## BEGIN

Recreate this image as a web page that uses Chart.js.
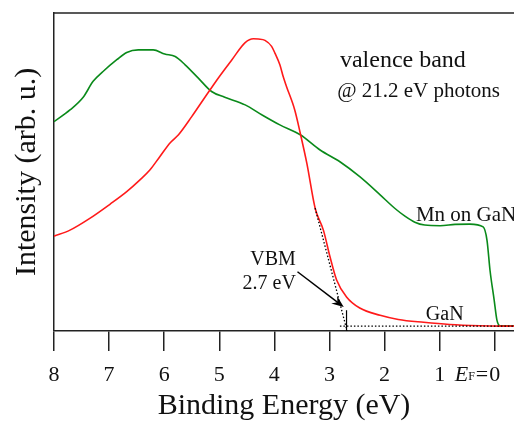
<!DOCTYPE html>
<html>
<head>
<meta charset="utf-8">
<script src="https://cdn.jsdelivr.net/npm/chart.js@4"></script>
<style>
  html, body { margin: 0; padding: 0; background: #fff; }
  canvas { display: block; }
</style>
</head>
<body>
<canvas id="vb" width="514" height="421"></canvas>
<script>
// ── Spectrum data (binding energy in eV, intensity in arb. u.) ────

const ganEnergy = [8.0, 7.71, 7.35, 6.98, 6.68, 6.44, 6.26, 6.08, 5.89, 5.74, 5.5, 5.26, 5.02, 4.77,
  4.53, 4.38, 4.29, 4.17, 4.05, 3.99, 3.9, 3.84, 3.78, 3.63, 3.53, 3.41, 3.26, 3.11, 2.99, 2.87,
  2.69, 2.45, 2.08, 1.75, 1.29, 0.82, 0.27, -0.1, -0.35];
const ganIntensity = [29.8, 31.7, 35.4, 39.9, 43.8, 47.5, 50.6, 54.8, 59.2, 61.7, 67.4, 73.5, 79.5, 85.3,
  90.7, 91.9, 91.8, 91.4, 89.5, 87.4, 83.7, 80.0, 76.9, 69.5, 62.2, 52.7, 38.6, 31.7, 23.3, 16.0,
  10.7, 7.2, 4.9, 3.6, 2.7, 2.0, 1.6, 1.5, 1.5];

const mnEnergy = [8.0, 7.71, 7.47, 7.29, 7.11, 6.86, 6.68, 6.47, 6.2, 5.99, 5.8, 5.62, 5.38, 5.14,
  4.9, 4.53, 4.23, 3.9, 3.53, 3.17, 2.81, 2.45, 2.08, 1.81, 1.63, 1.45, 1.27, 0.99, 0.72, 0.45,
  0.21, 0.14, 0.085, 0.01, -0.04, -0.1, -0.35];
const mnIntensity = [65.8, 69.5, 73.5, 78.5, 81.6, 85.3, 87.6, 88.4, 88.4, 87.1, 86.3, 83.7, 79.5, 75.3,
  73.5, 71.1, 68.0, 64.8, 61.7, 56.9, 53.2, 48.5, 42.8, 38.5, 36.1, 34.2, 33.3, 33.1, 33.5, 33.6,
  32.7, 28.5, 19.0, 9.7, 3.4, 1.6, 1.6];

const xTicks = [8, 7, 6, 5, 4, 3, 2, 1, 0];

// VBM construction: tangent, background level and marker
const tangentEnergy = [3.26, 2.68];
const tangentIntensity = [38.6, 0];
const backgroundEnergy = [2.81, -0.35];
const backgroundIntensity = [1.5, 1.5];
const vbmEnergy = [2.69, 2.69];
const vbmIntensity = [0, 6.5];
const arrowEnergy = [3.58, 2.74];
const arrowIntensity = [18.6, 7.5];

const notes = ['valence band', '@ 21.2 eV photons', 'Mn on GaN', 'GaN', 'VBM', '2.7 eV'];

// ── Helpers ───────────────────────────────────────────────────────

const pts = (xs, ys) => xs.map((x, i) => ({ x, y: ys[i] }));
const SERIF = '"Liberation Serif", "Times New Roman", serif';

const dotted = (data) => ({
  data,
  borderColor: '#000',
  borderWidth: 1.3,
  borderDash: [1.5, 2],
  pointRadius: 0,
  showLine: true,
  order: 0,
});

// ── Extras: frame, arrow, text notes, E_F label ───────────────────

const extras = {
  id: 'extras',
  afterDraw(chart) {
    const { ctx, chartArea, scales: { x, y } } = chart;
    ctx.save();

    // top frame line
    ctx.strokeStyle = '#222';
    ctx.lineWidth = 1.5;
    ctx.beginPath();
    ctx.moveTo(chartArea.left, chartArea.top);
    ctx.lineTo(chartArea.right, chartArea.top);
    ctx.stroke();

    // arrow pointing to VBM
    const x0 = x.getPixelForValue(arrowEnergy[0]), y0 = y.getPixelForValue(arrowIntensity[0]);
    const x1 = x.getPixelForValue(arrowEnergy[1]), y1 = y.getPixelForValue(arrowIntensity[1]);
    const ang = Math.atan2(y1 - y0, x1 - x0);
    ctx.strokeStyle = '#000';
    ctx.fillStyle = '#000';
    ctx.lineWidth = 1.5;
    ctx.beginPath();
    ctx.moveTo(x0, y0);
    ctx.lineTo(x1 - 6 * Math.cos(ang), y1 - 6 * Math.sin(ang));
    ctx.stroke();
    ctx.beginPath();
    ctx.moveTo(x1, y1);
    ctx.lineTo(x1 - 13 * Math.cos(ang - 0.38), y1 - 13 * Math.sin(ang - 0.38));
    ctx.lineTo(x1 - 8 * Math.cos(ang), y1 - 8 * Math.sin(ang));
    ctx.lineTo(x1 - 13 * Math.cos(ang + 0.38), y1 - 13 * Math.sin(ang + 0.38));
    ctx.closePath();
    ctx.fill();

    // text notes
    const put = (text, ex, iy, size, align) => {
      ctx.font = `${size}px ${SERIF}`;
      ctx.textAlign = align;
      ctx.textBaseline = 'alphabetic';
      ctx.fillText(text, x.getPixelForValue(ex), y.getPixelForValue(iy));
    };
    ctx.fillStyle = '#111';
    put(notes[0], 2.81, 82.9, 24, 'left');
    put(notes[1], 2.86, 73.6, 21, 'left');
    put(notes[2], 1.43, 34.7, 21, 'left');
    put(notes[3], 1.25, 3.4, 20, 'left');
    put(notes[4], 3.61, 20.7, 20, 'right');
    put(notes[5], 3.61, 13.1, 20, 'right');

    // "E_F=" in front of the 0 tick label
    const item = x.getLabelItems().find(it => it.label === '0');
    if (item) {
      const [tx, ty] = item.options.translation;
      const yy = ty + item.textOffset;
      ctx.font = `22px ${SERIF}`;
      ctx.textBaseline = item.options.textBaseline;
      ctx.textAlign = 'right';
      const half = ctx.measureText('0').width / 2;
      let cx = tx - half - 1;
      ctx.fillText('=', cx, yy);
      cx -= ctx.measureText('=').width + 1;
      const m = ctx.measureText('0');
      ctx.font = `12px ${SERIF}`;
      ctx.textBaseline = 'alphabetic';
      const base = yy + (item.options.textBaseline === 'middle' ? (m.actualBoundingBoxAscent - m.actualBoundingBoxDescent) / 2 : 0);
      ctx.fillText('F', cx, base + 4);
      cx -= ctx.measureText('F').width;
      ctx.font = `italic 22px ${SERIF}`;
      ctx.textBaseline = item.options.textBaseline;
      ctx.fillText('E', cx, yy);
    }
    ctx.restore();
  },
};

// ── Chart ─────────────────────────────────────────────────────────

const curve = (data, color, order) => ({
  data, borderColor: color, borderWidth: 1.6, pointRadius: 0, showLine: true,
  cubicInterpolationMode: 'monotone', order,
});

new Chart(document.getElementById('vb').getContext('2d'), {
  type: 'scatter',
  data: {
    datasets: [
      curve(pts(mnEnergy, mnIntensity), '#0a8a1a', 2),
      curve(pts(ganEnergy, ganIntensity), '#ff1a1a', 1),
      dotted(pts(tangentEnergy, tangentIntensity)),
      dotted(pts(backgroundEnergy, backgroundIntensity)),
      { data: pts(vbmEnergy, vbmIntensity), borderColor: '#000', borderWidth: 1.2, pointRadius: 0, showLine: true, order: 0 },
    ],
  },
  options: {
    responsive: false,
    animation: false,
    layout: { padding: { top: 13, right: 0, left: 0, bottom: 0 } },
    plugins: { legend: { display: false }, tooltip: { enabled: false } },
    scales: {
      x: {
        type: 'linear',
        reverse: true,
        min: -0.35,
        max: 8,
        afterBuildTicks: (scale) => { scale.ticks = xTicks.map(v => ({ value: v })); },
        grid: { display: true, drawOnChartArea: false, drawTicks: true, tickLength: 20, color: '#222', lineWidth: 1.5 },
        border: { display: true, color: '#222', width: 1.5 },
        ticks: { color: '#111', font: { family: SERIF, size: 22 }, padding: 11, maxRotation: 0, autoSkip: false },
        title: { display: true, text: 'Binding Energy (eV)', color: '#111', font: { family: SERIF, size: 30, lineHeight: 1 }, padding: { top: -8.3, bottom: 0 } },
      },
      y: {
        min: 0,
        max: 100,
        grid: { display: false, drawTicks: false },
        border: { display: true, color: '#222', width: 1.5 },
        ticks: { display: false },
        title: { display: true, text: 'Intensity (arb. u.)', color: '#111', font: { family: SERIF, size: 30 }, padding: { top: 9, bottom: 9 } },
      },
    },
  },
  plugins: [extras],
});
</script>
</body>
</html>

## END

__Your instructions__
Exactly restate the lines from the beginning of the data through the line with "E_F label ───────────────────", and no others, keeping pictures out.

__The answer__
Recreate this image as a web page that uses Chart.js.
<!DOCTYPE html>
<html>
<head>
<meta charset="utf-8">
<script src="https://cdn.jsdelivr.net/npm/chart.js@4"></script>
<style>
  html, body { margin: 0; padding: 0; background: #fff; }
  canvas { display: block; }
</style>
</head>
<body>
<canvas id="vb" width="514" height="421"></canvas>
<script>
// ── Spectrum data (binding energy in eV, intensity in arb. u.) ────

const ganEnergy = [8.0, 7.71, 7.35, 6.98, 6.68, 6.44, 6.26, 6.08, 5.89, 5.74, 5.5, 5.26, 5.02, 4.77,
  4.53, 4.38, 4.29, 4.17, 4.05, 3.99, 3.9, 3.84, 3.78, 3.63, 3.53, 3.41, 3.26, 3.11, 2.99, 2.87,
  2.69, 2.45, 2.08, 1.75, 1.29, 0.82, 0.27, -0.1, -0.35];
const ganIntensity = [29.8, 31.7, 35.4, 39.9, 43.8, 47.5, 50.6, 54.8, 59.2, 61.7, 67.4, 73.5, 79.5, 85.3,
  90.7, 91.9, 91.8, 91.4, 89.5, 87.4, 83.7, 80.0, 76.9, 69.5, 62.2, 52.7, 38.6, 31.7, 23.3, 16.0,
  10.7, 7.2, 4.9, 3.6, 2.7, 2.0, 1.6, 1.5, 1.5];

const mnEnergy = [8.0, 7.71, 7.47, 7.29, 7.11, 6.86, 6.68, 6.47, 6.2, 5.99, 5.8, 5.62, 5.38, 5.14,
  4.9, 4.53, 4.23, 3.9, 3.53, 3.17, 2.81, 2.45, 2.08, 1.81, 1.63, 1.45, 1.27, 0.99, 0.72, 0.45,
  0.21, 0.14, 0.085, 0.01, -0.04, -0.1, -0.35];
const mnIntensity = [65.8, 69.5, 73.5, 78.5, 81.6, 85.3, 87.6, 88.4, 88.4, 87.1, 86.3, 83.7, 79.5, 75.3,
  73.5, 71.1, 68.0, 64.8, 61.7, 56.9, 53.2, 48.5, 42.8, 38.5, 36.1, 34.2, 33.3, 33.1, 33.5, 33.6,
  32.7, 28.5, 19.0, 9.7, 3.4, 1.6, 1.6];

const xTicks = [8, 7, 6, 5, 4, 3, 2, 1, 0];

// VBM construction: tangent, background level and marker
const tangentEnergy = [3.26, 2.68];
const tangentIntensity = [38.6, 0];
const backgroundEnergy = [2.81, -0.35];
const backgroundIntensity = [1.5, 1.5];
const vbmEnergy = [2.69, 2.69];
const vbmIntensity = [0, 6.5];
const arrowEnergy = [3.58, 2.74];
const arrowIntensity = [18.6, 7.5];

const notes = ['valence band', '@ 21.2 eV photons', 'Mn on GaN', 'GaN', 'VBM', '2.7 eV'];

// ── Helpers ───────────────────────────────────────────────────────

const pts = (xs, ys) => xs.map((x, i) => ({ x, y: ys[i] }));
const SERIF = '"Liberation Serif", "Times New Roman", serif';

const dotted = (data) => ({
  data,
  borderColor: '#000',
  borderWidth: 1.3,
  borderDash: [1.5, 2],
  pointRadius: 0,
  showLine: true,
  order: 0,
});

// ── Extras: frame, arrow, text notes, E_F label ───────────────────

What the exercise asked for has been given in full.